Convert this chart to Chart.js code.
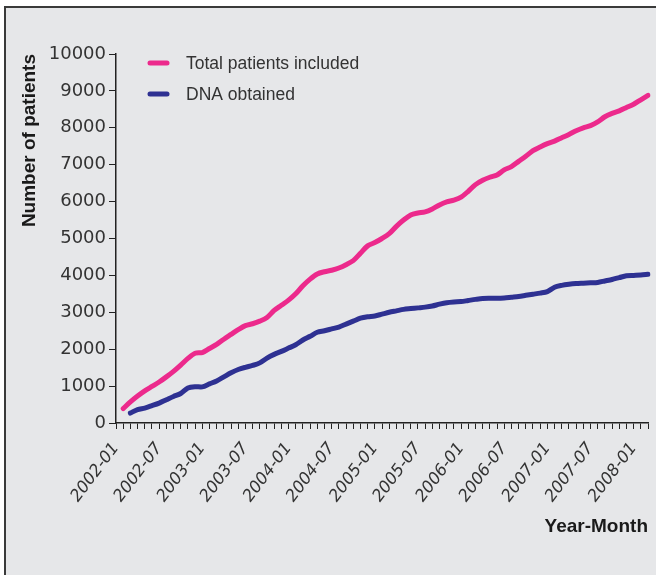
<!DOCTYPE html>
<html><head><meta charset="utf-8">
<script src="https://cdn.jsdelivr.net/npm/chart.js@4.4.0/dist/chart.umd.min.js"></script>
<style>
html,body{margin:0;padding:0;background:#fff;width:656px;height:575px;overflow:hidden;}
#frame{position:absolute;left:4px;top:6px;width:700px;height:620px;background:#e6e7e9;border-left:2px solid #3a3a3a;border-top:2px solid #3a3a3a;}
#c{position:absolute;left:0;top:0;}
</style></head><body>
<div id="frame"></div>
<canvas id="c" width="656" height="575"></canvas>
<script>
const months = [
 '2002-01','2002-02','2002-03','2002-04','2002-05','2002-06','2002-07','2002-08','2002-09','2002-10','2002-11','2002-12',
 '2003-01','2003-02','2003-03','2003-04','2003-05','2003-06','2003-07','2003-08','2003-09','2003-10','2003-11','2003-12',
 '2004-01','2004-02','2004-03','2004-04','2004-05','2004-06','2004-07','2004-08','2004-09','2004-10','2004-11','2004-12',
 '2005-01','2005-02','2005-03','2005-04','2005-05','2005-06','2005-07','2005-08','2005-09','2005-10','2005-11','2005-12',
 '2006-01','2006-02','2006-03','2006-04','2006-05','2006-06','2006-07','2006-08','2006-09','2006-10','2006-11','2006-12',
 '2007-01','2007-02','2007-03','2007-04','2007-05','2007-06','2007-07','2007-08','2007-09','2007-10','2007-11','2007-12',
 '2008-01','2008-02','2008-03'
];
const totalIncluded = [
 null,390,570,730,870,990,1110,1250,1400,1570,1750,1890,
 1910,2020,2130,2270,2400,2530,2640,2690,2760,2860,3050,3190,
 3330,3500,3720,3900,4040,4100,4140,4200,4290,4400,4600,4800,
 4890,5000,5130,5330,5500,5640,5690,5720,5800,5910,5990,6040,
 6120,6280,6460,6580,6660,6720,6860,6950,7090,7230,7380,7480,
 7570,7640,7730,7820,7920,8000,8060,8160,8300,8390,8460,8550,
 8640,8760,8880
];
const dnaObtained = [
 null,null,270,365,405,470,540,630,720,800,950,985,
 980,1060,1140,1250,1360,1450,1510,1560,1630,1760,1860,1940,
 2030,2120,2250,2350,2460,2500,2550,2600,2680,2760,2840,2880,
 2900,2950,3000,3040,3080,3100,3120,3140,3170,3220,3260,3280,
 3290,3320,3350,3375,3380,3380,3390,3410,3430,3460,3490,3520,
 3560,3680,3730,3760,3780,3790,3800,3810,3850,3890,3940,3990,
 4000,4010,4030
];
const yTicks = [0,1000,2000,3000,4000,5000,6000,7000,8000,9000,10000];
const shownMonthSuffixes = ['-01','-07'];

const insideLegend = {
  id:'insideLegend',
  afterDatasetsDraw(chart){
    const {ctx, chartArea:a} = chart;
    chart.data.datasets.forEach((ds,k)=>{
      const y = a.top + 9 + k*31;
      ctx.save();
      ctx.strokeStyle = ds.borderColor; ctx.lineWidth = 5; ctx.lineCap = 'round';
      ctx.beginPath(); ctx.moveTo(a.left+34, y); ctx.lineTo(a.left+51, y); ctx.stroke();
      ctx.fillStyle = '#333'; ctx.font = '17.5px "Liberation Sans"'; ctx.textBaseline = 'middle';
      ctx.fillText(ds.label, a.left+70, y+1);
      ctx.restore();
    });
  }
};

new Chart(document.getElementById('c'), {
  type:'line',
  data:{labels:months, datasets:[
    {label:'Total patients included', data:totalIncluded, borderColor:'#ec2a8c', borderWidth:5, pointRadius:0, tension:0.3, borderCapStyle:'round', borderJoinStyle:'round'},
    {label:'DNA obtained', data:dnaObtained, borderColor:'#2e3192', borderWidth:5, pointRadius:0, tension:0.3, borderCapStyle:'round', borderJoinStyle:'round'}
  ]},
  options:{
    responsive:false, animation:false, devicePixelRatio:1,
    layout:{padding:{left:0, top:54, right:8, bottom:0}},
    plugins:{legend:{display:false}, tooltip:{enabled:false}},
    scales:{
      x:{
        type:'category', offset:false,
        grid:{display:true, drawOnChartArea:false, drawTicks:true, tickLength:6, color:'#222', lineWidth:1},
        border:{display:true, color:'#222', width:1.5},
        ticks:{autoSkip:false, maxRotation:53, minRotation:53, padding:10, color:'#333',
          font:{family:'DejaVu Sans', size:16.5, style:'italic'},
          callback:function(v){const l=this.getLabelForValue(v); return shownMonthSuffixes.some(s=>l.endsWith(s)) ? l : '';}},
        title:{display:true, text:'Year-Month', align:'end', color:'#1a1a1a',
          font:{family:'Liberation Sans', size:19, weight:'bold'}, padding:{top:0,bottom:37}},
        afterFit(s){s.height=152; s.paddingLeft=0; s.paddingRight=0;}
      },
      y:{
        min:0, max:10000,
        afterBuildTicks(s){s.ticks = yTicks.map(v=>({value:v}));},
        ticks:{padding:3, color:'#333', font:{family:'DejaVu Sans', size:18}, callback:(v)=>String(v)},
        grid:{drawOnChartArea:false, drawTicks:true, tickLength:7, color:'#222'},
        border:{display:true, color:'#222', width:1.5},
        title:{display:true, text:'Number of patients', align:'end', color:'#1a1a1a',
          font:{family:'Liberation Sans', size:19, weight:'bold'}, padding:{top:18,bottom:0}},
        afterFit(s){s.width=116; s.paddingTop=0; s.paddingBottom=0;}
      }
    }
  },
  plugins:[insideLegend]
});
</script>
</body></html>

What is expected =
Omit any images, then output the listing exactly.

Reply =
Convert this chart to Chart.js code.
<!DOCTYPE html>
<html><head><meta charset="utf-8">
<script src="https://cdn.jsdelivr.net/npm/chart.js@4.4.0/dist/chart.umd.min.js"></script>
<style>
html,body{margin:0;padding:0;background:#fff;width:656px;height:575px;overflow:hidden;}
#frame{position:absolute;left:4px;top:6px;width:700px;height:620px;background:#e6e7e9;border-left:2px solid #3a3a3a;border-top:2px solid #3a3a3a;}
#c{position:absolute;left:0;top:0;}
</style></head><body>
<div id="frame"></div>
<canvas id="c" width="656" height="575"></canvas>
<script>
const months = [
 '2002-01','2002-02','2002-03','2002-04','2002-05','2002-06','2002-07','2002-08','2002-09','2002-10','2002-11','2002-12',
 '2003-01','2003-02','2003-03','2003-04','2003-05','2003-06','2003-07','2003-08','2003-09','2003-10','2003-11','2003-12',
 '2004-01','2004-02','2004-03','2004-04','2004-05','2004-06','2004-07','2004-08','2004-09','2004-10','2004-11','2004-12',
 '2005-01','2005-02','2005-03','2005-04','2005-05','2005-06','2005-07','2005-08','2005-09','2005-10','2005-11','2005-12',
 '2006-01','2006-02','2006-03','2006-04','2006-05','2006-06','2006-07','2006-08','2006-09','2006-10','2006-11','2006-12',
 '2007-01','2007-02','2007-03','2007-04','2007-05','2007-06','2007-07','2007-08','2007-09','2007-10','2007-11','2007-12',
 '2008-01','2008-02','2008-03'
];
const totalIncluded = [
 null,390,570,730,870,990,1110,1250,1400,1570,1750,1890,
 1910,2020,2130,2270,2400,2530,2640,2690,2760,2860,3050,3190,
 3330,3500,3720,3900,4040,4100,4140,4200,4290,4400,4600,4800,
 4890,5000,5130,5330,5500,5640,5690,5720,5800,5910,5990,6040,
 6120,6280,6460,6580,6660,6720,6860,6950,7090,7230,7380,7480,
 7570,7640,7730,7820,7920,8000,8060,8160,8300,8390,8460,8550,
 8640,8760,8880
];
const dnaObtained = [
 null,null,270,365,405,470,540,630,720,800,950,985,
 980,1060,1140,1250,1360,1450,1510,1560,1630,1760,1860,1940,
 2030,2120,2250,2350,2460,2500,2550,2600,2680,2760,2840,2880,
 2900,2950,3000,3040,3080,3100,3120,3140,3170,3220,3260,3280,
 3290,3320,3350,3375,3380,3380,3390,3410,3430,3460,3490,3520,
 3560,3680,3730,3760,3780,3790,3800,3810,3850,3890,3940,3990,
 4000,4010,4030
];
const yTicks = [0,1000,2000,3000,4000,5000,6000,7000,8000,9000,10000];
const shownMonthSuffixes = ['-01','-07'];

const insideLegend = {
  id:'insideLegend',
  afterDatasetsDraw(chart){
    const {ctx, chartArea:a} = chart;
    chart.data.datasets.forEach((ds,k)=>{
      const y = a.top + 9 + k*31;
      ctx.save();
      ctx.strokeStyle = ds.borderColor; ctx.lineWidth = 5; ctx.lineCap = 'round';
      ctx.beginPath(); ctx.moveTo(a.left+34, y); ctx.lineTo(a.left+51, y); ctx.stroke();
      ctx.fillStyle = '#333'; ctx.font = '17.5px "Liberation Sans"'; ctx.textBaseline = 'middle';
      ctx.fillText(ds.label, a.left+70, y+1);
      ctx.restore();
    });
  }
};

new Chart(document.getElementById('c'), {
  type:'line',
  data:{labels:months, datasets:[
    {label:'Total patients included', data:totalIncluded, borderColor:'#ec2a8c', borderWidth:5, pointRadius:0, tension:0.3, borderCapStyle:'round', borderJoinStyle:'round'},
    {label:'DNA obtained', data:dnaObtained, borderColor:'#2e3192', borderWidth:5, pointRadius:0, tension:0.3, borderCapStyle:'round', borderJoinStyle:'round'}
  ]},
  options:{
    responsive:false, animation:false, devicePixelRatio:1,
    layout:{padding:{left:0, top:54, right:8, bottom:0}},
    plugins:{legend:{display:false}, tooltip:{enabled:false}},
    scales:{
      x:{
        type:'category', offset:false,
        grid:{display:true, drawOnChartArea:false, drawTicks:true, tickLength:6, color:'#222', lineWidth:1},
        border:{display:true, color:'#222', width:1.5},
        ticks:{autoSkip:false, maxRotation:53, minRotation:53, padding:10, color:'#333',
          font:{family:'DejaVu Sans', size:16.5, style:'italic'},
          callback:function(v){const l=this.getLabelForValue(v); return shownMonthSuffixes.some(s=>l.endsWith(s)) ? l : '';}},
        title:{display:true, text:'Year-Month', align:'end', color:'#1a1a1a',
          font:{family:'Liberation Sans', size:19, weight:'bold'}, padding:{top:0,bottom:37}},
        afterFit(s){s.height=152; s.paddingLeft=0; s.paddingRight=0;}
      },
      y:{
        min:0, max:10000,
        afterBuildTicks(s){s.ticks = yTicks.map(v=>({value:v}));},
        ticks:{padding:3, color:'#333', font:{family:'DejaVu Sans', size:18}, callback:(v)=>String(v)},
        grid:{drawOnChartArea:false, drawTicks:true, tickLength:7, color:'#222'},
        border:{display:true, color:'#222', width:1.5},
        title:{display:true, text:'Number of patients', align:'end', color:'#1a1a1a',
          font:{family:'Liberation Sans', size:19, weight:'bold'}, padding:{top:18,bottom:0}},
        afterFit(s){s.width=116; s.paddingTop=0; s.paddingBottom=0;}
      }
    }
  },
  plugins:[insideLegend]
});
</script>
</body></html>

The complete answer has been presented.